Showing posts with label Stenson Fred. Show all posts
Showing posts with label Stenson Fred. Show all posts

Monday, August 31, 2009

Fred's Historical Tips

Fred Stenson’s recent novel, The Great Karoo, deals with Canadian involvement in the Boer War. This is his fourteenth book. Fred’s easy going approach brought forth some lively discussion and questions on historical writing in the workshop on Saturday afternoon.

Like many historical writers, Fred Stenson is a stickler for the historical record. He sees history as a sort of Rubic’s Cube, a cluster of interlocking facts. If you change one historical fact, you change the configuration and you might have to fudge the more.

The reader will not engage with patois, heavy accents, ancient speaking styles or Victorian style. The historical novelist must strive for a voice that is authentic to the times but is believable. Fred says he writes in neutral English and strives for an informal tone.

He looks for minor characters, real people if possible, who are close to the historical events.
You can’t research a fictional person. You research real people and fictionalize them.

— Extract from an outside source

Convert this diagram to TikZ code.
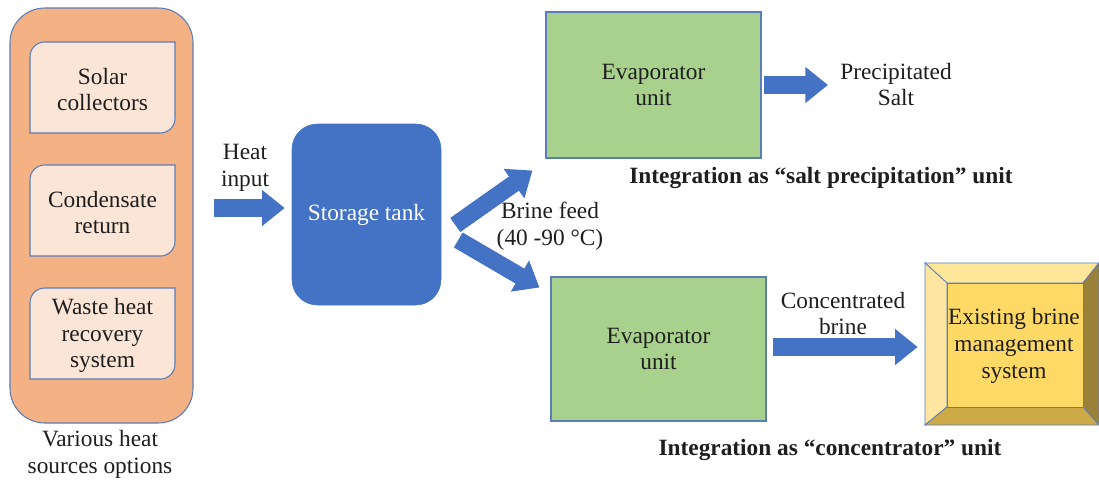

The humour of the past can often jar today. He says you can always make fun of the oppressor but never the oppressed. Some words commonly used in the past are considered racist today and must be handled with care.

Research.
a) first read the big overview book, the tome.

b). as soon as you have a handle on the historical events you want to include, look for the original sources: the letters, diaries, journals etc. He had the amazing luck to find a set of letters from a soldier in the Boer War.

c) Look at photos, drawings and paintings of the period. However, he cautions to be wary of paintings. He learned this hard truth when he visited a battle site in South Africa and realized the painter had skewed the landscape completely.

d) Travel. Nothing is better than to visit the places in the book.

c) Read the old newspaper accounts but realize 19th century newspapers were often politically biased.

Sunday, August 30, 2009

The Narrative Spell at the Sleeping Giant Writers Festival

When I made my workshop picks a month ago, I agonized. What about “Writing the Past,” a memoir workshop with Leilah Nadir? At the festival many people spoke highly of that workshop.

However, I chose Fred Stenson’s presentations on ‘Advanced Fiction," a good choice for me. Fred turned out to be a genial person, friendly and knowledgeable. He focused on the narrative spell, the spell woven by the writer to engage the reader. This is what makes fiction work.

Fred spent some time discussing Point of View (POV). He said he himself had trouble working in third person POV and was much happier in first person until Carol Sheilds told him, “change all your I’s to he’s.” Very often an omniscient POV is brought in to at the beginning of a scene to describe the setting. Sometime the end of a story moves out of the mind of a character into a more universal or omniscient overview as it does at the end of the Joyce story, “The Dead.” Switching POV or using multiple POVs can be done with care, good signalling and a coherent motive. But it's not easy and often publishers are wary of multiple POV’s novels.

Here are a few Stenson pointers.
1. The more the novel mimics our own experience, the more we are engaged.

2. Plots are character driven. The characters move through decision points. If you have writers’ block, you may not know your character well enough. Go back and write a monologue for your character.

3. Plot outlines do not work. Stenson never relies on them. Your character will take on its own life and move away from the outline. You have to let your character go.

4. Readers often cannot say why a book leaves them cold. But one reason is the artificial feeling when the characters are forced to conform to the plot rather than visa versa.

Breaking the Spell. Every time you break the narrative spell, the reader surfaces. She may surface long enough to toss the book across the room. Here are some ways a writer can break the narrative spell.
a. A writer may switch POV without reason or warning. Disconcerting to the reader.

b. We try to write in scenes. But how can you check to make sure you are doing scenes? Check the dialogue. If there is no dialogue, you are not in a scene.

c. Transitions always break the spell but you have to have them to move to the next scene. Keep them short, preferably a word or a phrase.

d. Introspection and long thinks by the characters can be flat spots that cause the reader to disengage. Wordy musings are often unnecessary, especially in the midst of the action. Some writers do not let their characters think at all - Cormac McCarthy for one.

e. Exposition. You need it to get certain facts across to the reader but keep it brief or disguise the info or stagger it in. Dribble in the info. Front loading your story with info is boring.

f. Confusion in the plot. The reader has a right to know where and when the action is taking place, what is going on and who is speaking.